Task objective
Check each line of the records below for the word "that" and copy those where it appears.

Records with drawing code
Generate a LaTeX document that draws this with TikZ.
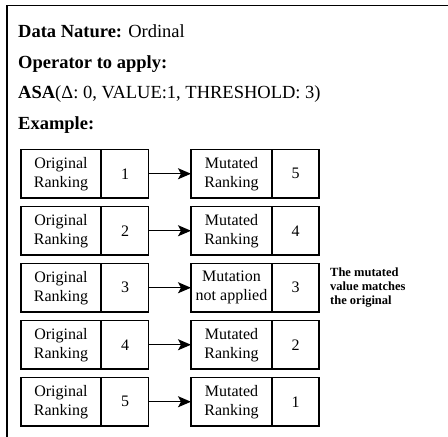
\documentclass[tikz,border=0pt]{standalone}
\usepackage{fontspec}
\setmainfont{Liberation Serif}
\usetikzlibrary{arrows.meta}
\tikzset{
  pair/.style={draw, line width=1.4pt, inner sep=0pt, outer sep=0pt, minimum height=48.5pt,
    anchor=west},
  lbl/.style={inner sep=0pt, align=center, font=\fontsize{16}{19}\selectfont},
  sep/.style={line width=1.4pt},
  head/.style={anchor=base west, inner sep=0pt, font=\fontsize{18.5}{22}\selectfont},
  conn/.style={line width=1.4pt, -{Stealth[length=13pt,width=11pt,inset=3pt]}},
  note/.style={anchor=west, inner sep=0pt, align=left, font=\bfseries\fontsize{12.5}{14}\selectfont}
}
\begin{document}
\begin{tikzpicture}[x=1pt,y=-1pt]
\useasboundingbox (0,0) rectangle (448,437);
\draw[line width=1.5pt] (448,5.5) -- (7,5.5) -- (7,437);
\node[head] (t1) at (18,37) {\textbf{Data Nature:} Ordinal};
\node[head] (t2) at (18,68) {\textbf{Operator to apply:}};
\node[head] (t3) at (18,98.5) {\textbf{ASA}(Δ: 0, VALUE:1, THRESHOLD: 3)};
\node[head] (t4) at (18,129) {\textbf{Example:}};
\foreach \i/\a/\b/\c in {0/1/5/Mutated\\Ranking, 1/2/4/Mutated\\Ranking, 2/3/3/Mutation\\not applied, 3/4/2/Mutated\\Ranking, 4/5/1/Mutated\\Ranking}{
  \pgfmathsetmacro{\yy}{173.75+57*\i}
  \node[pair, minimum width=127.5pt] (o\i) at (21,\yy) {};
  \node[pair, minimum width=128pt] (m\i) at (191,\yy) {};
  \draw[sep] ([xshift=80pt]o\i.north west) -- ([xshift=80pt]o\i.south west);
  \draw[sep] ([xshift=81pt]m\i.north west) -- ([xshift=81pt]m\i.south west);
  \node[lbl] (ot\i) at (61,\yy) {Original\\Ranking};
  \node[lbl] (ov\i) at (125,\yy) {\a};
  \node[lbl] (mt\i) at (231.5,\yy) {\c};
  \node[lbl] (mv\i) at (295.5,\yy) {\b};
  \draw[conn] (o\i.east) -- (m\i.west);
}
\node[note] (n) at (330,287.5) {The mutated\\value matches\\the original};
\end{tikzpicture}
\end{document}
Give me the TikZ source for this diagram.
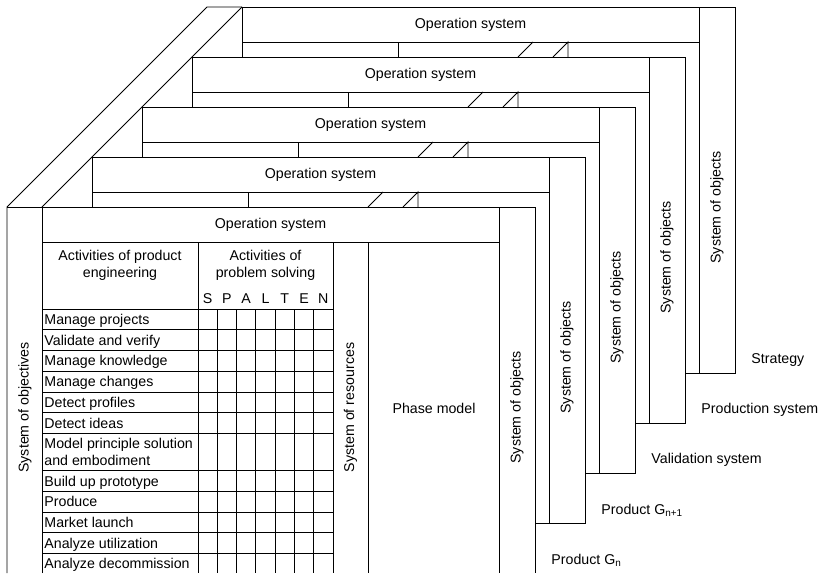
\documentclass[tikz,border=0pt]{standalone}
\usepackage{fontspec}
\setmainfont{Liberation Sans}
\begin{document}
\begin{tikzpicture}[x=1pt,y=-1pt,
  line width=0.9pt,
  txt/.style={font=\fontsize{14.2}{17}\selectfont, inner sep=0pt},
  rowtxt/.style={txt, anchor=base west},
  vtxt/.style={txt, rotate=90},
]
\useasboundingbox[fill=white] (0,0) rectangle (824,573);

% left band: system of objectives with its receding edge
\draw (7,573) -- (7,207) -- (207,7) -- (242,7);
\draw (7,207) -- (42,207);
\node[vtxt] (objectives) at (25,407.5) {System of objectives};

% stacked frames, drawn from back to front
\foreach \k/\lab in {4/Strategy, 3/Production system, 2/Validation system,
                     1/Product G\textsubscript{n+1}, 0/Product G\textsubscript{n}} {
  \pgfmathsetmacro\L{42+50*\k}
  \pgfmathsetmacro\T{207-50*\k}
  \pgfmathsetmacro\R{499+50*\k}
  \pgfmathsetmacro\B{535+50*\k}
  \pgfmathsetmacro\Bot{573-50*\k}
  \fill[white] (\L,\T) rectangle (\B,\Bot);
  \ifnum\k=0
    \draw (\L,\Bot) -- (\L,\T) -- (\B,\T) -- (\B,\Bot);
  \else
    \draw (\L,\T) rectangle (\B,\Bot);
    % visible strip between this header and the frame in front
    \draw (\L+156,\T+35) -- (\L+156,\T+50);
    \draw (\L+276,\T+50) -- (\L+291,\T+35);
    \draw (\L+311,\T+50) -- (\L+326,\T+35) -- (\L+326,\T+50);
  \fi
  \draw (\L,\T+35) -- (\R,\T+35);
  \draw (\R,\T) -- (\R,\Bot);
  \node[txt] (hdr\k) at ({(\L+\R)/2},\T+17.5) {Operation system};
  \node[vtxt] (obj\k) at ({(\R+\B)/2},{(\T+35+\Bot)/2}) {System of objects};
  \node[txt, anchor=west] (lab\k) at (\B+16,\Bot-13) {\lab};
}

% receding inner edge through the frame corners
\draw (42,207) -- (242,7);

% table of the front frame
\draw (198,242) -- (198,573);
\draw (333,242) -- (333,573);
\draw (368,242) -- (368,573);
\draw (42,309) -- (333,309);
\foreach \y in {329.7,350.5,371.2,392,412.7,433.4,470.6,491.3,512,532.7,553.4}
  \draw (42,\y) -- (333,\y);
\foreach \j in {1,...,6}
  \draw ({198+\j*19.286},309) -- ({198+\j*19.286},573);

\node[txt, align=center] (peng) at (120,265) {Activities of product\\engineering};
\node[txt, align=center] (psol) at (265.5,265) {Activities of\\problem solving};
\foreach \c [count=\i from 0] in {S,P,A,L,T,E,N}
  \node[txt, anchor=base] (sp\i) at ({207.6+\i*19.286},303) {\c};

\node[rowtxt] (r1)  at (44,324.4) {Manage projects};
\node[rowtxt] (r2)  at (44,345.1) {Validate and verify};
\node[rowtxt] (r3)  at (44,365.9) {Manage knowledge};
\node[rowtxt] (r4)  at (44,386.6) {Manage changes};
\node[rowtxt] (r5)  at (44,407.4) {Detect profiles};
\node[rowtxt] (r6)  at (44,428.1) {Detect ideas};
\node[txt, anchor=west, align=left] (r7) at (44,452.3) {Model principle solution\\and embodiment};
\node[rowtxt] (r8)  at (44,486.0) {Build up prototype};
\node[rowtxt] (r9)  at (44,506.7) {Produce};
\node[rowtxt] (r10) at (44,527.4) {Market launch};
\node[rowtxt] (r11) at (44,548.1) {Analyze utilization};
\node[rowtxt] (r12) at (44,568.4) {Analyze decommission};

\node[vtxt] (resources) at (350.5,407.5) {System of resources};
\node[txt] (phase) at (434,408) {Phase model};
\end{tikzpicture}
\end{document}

--

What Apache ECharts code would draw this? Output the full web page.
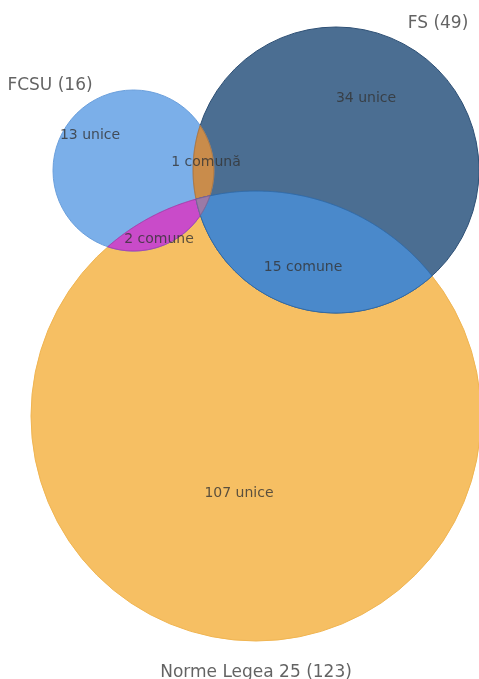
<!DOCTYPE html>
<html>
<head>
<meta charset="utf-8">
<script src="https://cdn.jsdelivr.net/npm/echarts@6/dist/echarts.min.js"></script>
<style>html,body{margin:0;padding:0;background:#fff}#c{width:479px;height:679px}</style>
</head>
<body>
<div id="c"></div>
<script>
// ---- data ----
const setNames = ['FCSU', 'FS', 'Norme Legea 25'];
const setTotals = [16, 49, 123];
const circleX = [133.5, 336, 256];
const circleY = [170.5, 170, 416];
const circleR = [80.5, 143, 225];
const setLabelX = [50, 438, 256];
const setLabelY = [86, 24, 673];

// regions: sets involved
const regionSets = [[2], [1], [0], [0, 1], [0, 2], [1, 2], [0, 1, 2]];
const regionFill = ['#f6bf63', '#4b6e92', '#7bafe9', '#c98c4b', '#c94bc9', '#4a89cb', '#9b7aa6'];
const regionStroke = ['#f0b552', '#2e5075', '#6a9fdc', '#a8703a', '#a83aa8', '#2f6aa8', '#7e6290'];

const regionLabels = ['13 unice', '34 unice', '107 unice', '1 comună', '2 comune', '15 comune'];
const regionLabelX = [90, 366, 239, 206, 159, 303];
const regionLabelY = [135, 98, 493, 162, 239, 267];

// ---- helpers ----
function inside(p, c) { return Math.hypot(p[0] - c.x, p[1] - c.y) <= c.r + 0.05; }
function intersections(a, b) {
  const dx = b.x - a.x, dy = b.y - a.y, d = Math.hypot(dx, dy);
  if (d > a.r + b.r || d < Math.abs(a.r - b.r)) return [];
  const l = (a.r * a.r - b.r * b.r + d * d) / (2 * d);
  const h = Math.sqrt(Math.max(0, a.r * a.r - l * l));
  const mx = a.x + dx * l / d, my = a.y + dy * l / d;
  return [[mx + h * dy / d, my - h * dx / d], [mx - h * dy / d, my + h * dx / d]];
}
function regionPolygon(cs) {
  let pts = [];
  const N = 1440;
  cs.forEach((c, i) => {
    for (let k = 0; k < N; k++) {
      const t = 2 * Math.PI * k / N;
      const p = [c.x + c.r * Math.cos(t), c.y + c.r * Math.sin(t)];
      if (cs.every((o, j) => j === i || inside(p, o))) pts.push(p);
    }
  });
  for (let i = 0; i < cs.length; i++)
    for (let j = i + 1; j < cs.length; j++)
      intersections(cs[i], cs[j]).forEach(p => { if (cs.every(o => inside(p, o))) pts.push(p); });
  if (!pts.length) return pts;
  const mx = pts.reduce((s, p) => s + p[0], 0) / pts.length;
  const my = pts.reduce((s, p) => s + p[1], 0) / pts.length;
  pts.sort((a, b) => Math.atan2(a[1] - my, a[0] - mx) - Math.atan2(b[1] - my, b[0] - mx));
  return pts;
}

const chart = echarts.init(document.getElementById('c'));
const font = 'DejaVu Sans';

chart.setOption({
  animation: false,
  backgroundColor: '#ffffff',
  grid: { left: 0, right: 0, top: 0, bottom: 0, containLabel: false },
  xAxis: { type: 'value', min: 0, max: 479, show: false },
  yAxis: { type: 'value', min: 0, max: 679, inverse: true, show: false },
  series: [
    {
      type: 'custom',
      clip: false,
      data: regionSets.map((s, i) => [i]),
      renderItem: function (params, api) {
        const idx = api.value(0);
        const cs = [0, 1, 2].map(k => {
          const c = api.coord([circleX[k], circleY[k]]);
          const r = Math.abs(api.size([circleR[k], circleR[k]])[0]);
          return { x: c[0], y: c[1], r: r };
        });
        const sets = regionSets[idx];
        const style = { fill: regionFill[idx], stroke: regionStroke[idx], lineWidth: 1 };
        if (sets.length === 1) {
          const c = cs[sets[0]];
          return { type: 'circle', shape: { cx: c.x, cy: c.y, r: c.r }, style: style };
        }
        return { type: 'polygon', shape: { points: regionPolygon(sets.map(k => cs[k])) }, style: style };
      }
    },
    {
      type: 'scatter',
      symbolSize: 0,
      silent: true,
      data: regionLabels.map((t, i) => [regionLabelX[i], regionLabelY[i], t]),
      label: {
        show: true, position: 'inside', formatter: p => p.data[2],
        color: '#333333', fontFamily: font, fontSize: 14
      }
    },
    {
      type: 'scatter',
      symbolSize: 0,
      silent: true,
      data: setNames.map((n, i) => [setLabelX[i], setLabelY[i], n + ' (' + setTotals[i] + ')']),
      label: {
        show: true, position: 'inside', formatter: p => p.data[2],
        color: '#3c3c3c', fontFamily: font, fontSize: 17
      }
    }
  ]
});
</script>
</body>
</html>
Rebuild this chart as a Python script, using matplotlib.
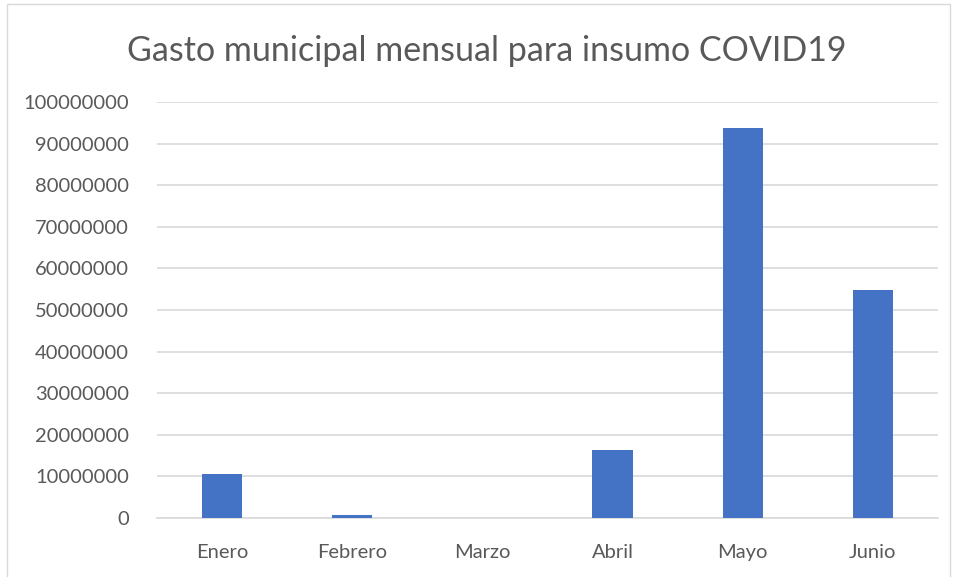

...

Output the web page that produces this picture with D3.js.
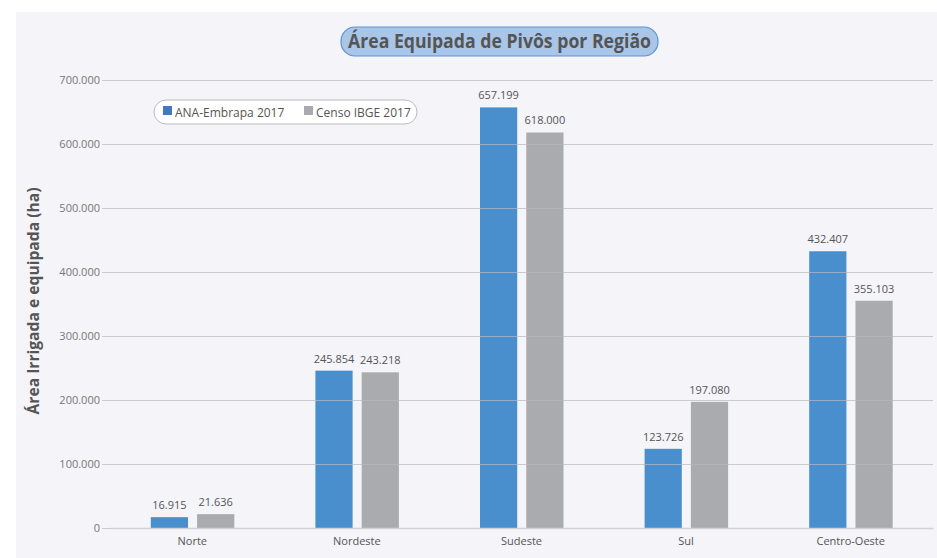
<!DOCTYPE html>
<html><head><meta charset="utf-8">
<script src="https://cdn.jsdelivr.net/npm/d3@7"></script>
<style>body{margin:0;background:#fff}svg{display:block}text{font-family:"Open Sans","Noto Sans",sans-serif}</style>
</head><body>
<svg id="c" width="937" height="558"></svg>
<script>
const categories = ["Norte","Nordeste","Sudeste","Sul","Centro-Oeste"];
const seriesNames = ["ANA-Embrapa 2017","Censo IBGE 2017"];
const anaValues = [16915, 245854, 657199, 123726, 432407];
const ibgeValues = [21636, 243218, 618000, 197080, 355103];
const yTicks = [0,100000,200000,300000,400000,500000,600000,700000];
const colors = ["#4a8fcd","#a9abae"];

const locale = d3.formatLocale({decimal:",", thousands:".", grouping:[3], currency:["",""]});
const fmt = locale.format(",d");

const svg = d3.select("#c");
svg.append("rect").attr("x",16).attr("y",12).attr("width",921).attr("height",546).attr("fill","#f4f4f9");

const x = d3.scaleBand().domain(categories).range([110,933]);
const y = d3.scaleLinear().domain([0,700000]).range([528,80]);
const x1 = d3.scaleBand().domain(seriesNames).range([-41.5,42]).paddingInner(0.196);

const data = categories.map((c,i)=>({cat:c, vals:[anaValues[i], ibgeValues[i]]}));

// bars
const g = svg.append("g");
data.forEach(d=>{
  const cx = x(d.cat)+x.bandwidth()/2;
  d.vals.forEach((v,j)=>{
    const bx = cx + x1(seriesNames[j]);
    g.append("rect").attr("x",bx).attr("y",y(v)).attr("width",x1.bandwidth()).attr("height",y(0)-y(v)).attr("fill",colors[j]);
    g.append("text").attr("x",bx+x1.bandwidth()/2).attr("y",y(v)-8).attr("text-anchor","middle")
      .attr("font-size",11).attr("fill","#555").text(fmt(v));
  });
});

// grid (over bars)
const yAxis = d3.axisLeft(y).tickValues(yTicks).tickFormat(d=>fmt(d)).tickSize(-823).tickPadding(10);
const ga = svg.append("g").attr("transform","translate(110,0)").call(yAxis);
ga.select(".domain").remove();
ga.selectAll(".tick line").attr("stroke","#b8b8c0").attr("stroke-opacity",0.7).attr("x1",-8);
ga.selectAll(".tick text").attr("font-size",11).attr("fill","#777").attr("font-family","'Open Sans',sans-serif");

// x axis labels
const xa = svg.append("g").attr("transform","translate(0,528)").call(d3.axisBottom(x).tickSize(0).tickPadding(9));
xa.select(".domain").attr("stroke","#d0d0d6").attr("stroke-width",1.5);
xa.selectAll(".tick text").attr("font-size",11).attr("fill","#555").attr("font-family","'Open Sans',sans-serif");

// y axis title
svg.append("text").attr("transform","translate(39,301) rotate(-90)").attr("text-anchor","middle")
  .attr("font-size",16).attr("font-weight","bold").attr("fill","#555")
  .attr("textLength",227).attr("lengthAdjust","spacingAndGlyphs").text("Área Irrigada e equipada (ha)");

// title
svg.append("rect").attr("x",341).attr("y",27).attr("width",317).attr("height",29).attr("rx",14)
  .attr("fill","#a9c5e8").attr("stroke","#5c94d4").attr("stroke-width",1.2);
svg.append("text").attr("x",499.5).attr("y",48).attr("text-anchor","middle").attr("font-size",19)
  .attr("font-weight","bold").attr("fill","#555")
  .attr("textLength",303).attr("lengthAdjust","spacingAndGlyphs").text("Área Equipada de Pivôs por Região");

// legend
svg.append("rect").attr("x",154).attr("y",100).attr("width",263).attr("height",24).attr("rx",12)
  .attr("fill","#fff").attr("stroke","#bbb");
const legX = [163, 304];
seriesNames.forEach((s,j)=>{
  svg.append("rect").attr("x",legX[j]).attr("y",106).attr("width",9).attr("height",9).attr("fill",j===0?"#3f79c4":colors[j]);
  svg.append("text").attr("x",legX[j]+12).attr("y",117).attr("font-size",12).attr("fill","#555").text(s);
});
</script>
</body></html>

Written solution
Generate a LaTeX document that draws this with TikZ.
Output the web page that produces this picture with D3.js.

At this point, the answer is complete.